### What you have to do:
Look through the data below and output, unchanged, every line from the one holding "Write the React, TypeScript" through the one holding "ReferenceDot, XAxis, YAxis", inclusive. Skip the pictures.

### Records provided:
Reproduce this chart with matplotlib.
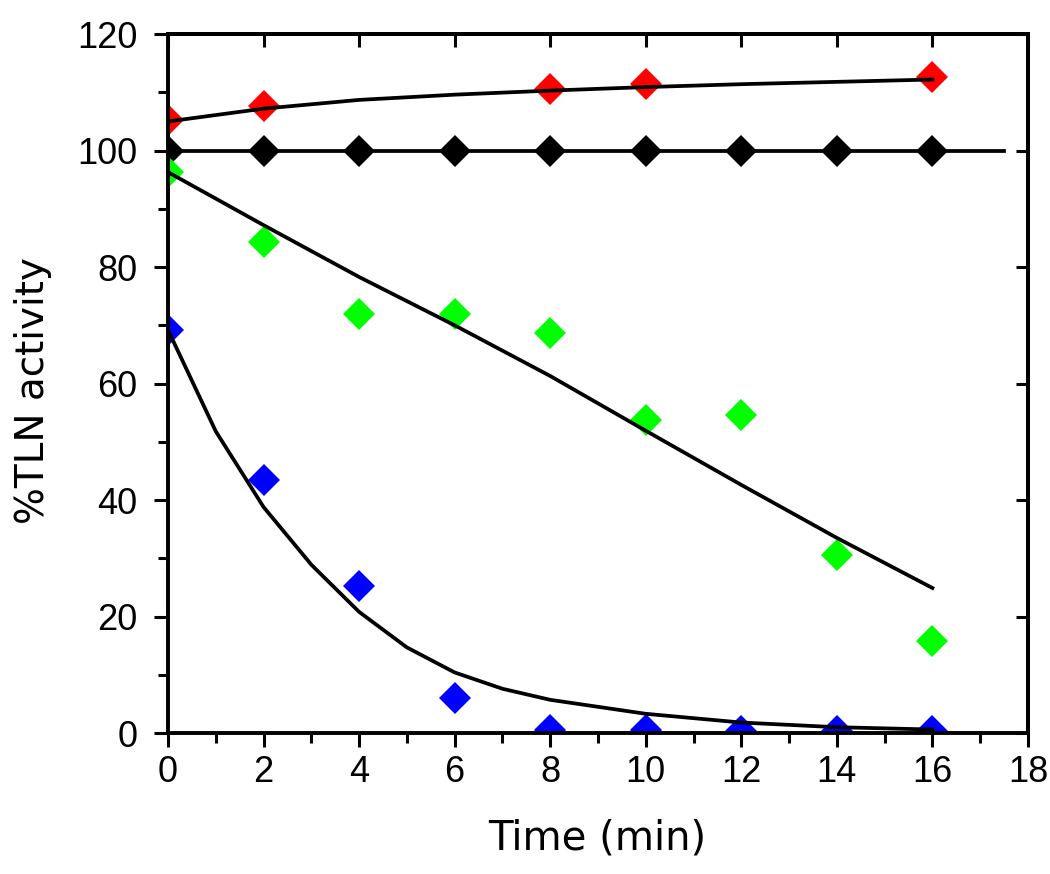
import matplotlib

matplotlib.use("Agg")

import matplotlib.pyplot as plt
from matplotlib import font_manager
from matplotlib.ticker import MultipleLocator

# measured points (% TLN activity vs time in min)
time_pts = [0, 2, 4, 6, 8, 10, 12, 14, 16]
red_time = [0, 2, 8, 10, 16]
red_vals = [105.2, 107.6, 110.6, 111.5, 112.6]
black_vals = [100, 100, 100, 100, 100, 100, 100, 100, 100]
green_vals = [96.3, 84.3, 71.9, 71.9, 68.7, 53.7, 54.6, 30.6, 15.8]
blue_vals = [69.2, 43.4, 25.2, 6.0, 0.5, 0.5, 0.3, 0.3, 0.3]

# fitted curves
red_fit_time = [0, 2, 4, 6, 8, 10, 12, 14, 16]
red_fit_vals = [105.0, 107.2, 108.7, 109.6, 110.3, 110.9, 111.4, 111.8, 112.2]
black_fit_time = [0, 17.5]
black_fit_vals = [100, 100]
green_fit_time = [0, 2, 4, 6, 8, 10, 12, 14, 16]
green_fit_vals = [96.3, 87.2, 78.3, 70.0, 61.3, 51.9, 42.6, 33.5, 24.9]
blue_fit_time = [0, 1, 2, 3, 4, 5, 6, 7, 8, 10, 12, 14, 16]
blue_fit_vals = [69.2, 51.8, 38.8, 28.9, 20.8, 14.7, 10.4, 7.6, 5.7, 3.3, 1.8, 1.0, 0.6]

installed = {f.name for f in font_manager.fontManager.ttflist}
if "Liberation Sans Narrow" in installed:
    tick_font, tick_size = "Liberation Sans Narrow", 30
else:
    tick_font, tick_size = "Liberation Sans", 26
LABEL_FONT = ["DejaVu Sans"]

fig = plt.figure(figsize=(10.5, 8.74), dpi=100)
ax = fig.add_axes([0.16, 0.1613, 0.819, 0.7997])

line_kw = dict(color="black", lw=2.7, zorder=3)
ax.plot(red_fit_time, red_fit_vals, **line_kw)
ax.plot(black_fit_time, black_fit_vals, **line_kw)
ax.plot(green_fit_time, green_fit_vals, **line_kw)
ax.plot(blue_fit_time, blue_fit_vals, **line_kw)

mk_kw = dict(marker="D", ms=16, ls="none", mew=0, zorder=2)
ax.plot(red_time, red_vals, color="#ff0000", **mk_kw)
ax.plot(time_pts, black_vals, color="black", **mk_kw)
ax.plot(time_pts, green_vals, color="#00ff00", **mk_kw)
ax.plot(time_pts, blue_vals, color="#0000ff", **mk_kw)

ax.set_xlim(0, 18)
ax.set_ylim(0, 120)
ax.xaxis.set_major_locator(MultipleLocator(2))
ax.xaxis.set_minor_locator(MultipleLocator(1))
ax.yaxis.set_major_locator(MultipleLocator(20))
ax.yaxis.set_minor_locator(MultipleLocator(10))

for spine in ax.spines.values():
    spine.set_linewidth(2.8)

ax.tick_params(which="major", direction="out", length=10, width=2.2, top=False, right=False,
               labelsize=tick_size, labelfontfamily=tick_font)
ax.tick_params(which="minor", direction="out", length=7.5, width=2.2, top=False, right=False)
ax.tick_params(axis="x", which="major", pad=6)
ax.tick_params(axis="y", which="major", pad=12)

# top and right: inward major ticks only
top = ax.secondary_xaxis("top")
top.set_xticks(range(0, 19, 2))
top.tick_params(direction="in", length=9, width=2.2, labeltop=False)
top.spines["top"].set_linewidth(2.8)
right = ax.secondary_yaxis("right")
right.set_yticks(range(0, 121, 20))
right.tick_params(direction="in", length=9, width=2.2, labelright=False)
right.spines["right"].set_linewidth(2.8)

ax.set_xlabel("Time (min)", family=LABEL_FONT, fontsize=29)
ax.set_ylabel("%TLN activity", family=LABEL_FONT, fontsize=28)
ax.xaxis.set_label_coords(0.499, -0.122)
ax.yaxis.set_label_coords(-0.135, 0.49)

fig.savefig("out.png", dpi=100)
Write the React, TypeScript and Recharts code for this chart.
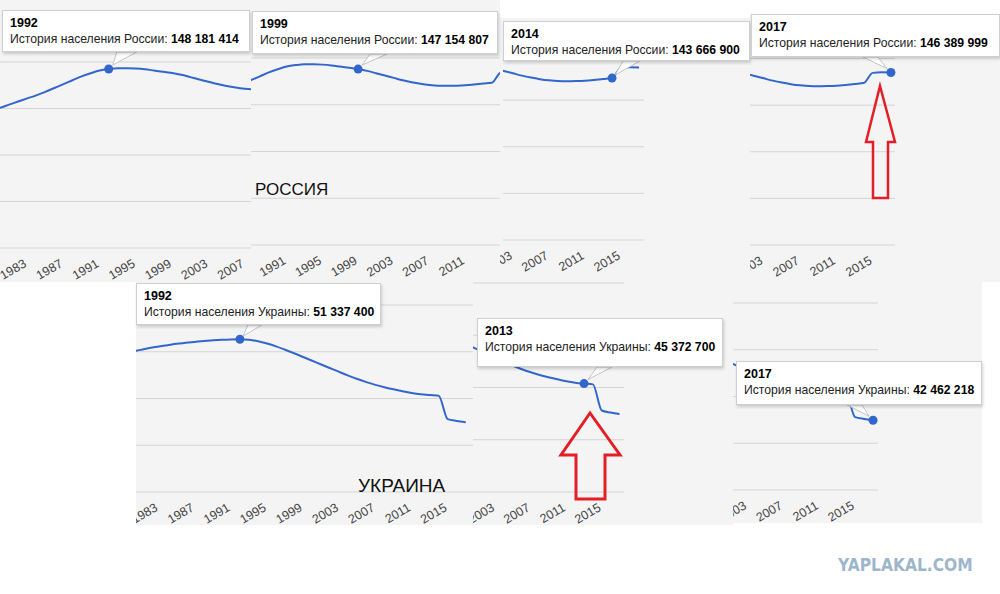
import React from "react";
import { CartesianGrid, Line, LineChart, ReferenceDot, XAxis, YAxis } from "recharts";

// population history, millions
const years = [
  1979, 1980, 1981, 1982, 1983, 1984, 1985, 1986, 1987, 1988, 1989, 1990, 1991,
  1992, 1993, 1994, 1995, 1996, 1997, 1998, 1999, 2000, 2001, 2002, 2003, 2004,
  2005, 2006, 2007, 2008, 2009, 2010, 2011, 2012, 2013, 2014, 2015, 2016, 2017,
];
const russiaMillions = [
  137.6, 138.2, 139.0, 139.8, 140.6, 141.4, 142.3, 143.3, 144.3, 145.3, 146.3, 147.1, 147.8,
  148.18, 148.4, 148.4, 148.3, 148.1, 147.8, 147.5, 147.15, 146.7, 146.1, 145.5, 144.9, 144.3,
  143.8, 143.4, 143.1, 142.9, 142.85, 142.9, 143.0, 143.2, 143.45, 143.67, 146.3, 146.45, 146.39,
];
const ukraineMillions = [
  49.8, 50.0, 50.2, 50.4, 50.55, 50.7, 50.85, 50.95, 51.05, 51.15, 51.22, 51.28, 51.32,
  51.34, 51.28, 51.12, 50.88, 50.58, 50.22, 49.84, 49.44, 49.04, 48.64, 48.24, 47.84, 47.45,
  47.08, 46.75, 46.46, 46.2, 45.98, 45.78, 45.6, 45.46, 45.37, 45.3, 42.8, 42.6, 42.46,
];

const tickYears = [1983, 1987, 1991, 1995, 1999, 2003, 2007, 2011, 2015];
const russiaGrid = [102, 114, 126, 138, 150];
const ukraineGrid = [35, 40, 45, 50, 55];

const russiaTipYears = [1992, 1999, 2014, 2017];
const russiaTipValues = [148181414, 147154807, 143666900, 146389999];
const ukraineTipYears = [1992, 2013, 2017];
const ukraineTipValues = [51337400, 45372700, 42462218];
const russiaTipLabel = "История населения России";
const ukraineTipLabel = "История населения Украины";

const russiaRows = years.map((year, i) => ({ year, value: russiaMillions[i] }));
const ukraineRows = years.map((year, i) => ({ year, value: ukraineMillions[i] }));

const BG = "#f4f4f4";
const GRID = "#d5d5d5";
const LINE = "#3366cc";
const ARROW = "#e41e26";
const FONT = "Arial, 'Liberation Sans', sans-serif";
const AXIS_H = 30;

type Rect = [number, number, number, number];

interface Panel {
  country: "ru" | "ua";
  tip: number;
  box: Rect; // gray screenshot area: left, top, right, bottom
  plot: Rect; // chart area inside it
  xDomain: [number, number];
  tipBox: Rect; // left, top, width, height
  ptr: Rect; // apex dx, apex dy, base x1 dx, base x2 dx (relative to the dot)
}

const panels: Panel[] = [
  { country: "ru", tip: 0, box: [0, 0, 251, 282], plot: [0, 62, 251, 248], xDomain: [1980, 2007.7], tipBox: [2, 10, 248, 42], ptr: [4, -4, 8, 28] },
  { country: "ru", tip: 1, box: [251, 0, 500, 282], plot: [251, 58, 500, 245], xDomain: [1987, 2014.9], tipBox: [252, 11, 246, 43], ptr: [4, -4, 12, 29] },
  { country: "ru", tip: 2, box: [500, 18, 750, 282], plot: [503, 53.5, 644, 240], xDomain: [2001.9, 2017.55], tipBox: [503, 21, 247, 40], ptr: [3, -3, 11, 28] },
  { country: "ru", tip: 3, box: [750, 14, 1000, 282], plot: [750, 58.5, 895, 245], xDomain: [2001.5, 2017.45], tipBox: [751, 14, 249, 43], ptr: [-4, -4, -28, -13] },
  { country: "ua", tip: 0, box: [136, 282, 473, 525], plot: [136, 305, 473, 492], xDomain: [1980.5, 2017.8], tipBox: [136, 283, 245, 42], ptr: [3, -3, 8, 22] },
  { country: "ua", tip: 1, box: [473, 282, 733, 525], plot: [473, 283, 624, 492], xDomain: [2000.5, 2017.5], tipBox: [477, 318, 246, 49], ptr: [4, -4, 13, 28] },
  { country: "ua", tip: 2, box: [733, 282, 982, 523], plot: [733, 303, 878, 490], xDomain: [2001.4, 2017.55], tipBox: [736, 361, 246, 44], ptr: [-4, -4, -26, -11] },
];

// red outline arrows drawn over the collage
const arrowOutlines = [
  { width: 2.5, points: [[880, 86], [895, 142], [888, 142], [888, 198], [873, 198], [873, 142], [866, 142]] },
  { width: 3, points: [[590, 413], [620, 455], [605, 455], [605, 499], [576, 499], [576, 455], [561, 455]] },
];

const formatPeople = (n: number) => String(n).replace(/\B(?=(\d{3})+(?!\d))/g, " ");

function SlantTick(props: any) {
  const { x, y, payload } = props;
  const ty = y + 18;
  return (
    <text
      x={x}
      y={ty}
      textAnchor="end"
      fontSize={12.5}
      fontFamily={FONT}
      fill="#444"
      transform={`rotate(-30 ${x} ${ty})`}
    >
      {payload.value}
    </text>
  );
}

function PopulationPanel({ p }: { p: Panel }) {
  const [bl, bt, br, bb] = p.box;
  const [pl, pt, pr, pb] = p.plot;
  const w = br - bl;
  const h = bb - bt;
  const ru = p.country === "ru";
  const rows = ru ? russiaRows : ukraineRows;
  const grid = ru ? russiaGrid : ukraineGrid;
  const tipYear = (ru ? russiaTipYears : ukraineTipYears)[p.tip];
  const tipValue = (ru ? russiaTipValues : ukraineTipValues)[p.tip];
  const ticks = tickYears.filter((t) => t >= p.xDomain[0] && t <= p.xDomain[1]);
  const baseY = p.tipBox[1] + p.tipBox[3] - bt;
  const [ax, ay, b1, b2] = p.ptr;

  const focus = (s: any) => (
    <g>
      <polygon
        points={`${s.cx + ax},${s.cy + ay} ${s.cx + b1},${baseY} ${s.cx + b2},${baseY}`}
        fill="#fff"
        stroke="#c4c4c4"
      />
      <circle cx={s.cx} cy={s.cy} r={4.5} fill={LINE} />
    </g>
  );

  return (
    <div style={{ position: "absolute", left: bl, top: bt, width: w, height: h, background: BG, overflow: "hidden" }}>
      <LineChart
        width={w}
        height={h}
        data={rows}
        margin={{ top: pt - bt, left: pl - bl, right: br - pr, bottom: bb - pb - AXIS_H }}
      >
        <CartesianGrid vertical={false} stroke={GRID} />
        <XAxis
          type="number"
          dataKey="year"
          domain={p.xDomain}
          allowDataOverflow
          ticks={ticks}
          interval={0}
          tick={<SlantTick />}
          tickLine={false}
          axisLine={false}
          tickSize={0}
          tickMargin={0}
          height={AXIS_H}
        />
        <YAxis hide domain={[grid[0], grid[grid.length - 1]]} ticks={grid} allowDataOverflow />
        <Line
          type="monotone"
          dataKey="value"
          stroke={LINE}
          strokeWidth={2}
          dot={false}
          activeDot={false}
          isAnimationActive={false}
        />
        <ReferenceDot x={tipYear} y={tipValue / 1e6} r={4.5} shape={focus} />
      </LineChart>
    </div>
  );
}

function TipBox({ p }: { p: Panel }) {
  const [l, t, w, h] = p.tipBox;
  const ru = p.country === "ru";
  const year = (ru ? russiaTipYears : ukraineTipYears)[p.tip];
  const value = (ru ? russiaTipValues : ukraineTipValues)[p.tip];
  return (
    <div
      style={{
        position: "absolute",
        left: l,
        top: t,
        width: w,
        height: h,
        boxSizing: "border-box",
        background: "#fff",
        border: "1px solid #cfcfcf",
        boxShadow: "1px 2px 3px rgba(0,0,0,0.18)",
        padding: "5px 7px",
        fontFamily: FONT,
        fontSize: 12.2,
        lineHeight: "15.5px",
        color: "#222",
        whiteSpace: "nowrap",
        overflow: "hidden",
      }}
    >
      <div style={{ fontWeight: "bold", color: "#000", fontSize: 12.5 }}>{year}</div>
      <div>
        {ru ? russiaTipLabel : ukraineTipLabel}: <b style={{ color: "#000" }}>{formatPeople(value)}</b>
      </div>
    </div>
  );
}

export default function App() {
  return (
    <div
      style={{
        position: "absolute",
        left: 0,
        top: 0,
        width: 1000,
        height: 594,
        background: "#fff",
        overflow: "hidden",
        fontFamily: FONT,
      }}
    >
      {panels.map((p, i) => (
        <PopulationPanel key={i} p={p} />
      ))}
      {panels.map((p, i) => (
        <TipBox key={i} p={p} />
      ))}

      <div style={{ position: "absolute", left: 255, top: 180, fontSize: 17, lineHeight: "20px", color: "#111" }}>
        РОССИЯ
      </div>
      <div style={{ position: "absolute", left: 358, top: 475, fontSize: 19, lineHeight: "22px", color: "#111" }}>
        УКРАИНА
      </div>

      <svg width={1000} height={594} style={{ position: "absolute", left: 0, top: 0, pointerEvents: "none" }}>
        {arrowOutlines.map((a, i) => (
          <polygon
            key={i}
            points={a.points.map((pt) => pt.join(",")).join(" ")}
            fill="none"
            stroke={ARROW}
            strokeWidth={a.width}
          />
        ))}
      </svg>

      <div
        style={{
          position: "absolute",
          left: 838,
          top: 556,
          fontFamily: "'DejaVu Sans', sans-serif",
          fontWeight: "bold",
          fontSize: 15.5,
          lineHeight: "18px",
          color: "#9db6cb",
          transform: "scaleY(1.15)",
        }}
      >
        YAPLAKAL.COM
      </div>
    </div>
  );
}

### Result:
Write the React, TypeScript and Recharts code for this chart.
import React from "react";
import { CartesianGrid, Line, LineChart, ReferenceDot, XAxis, YAxis } from "recharts";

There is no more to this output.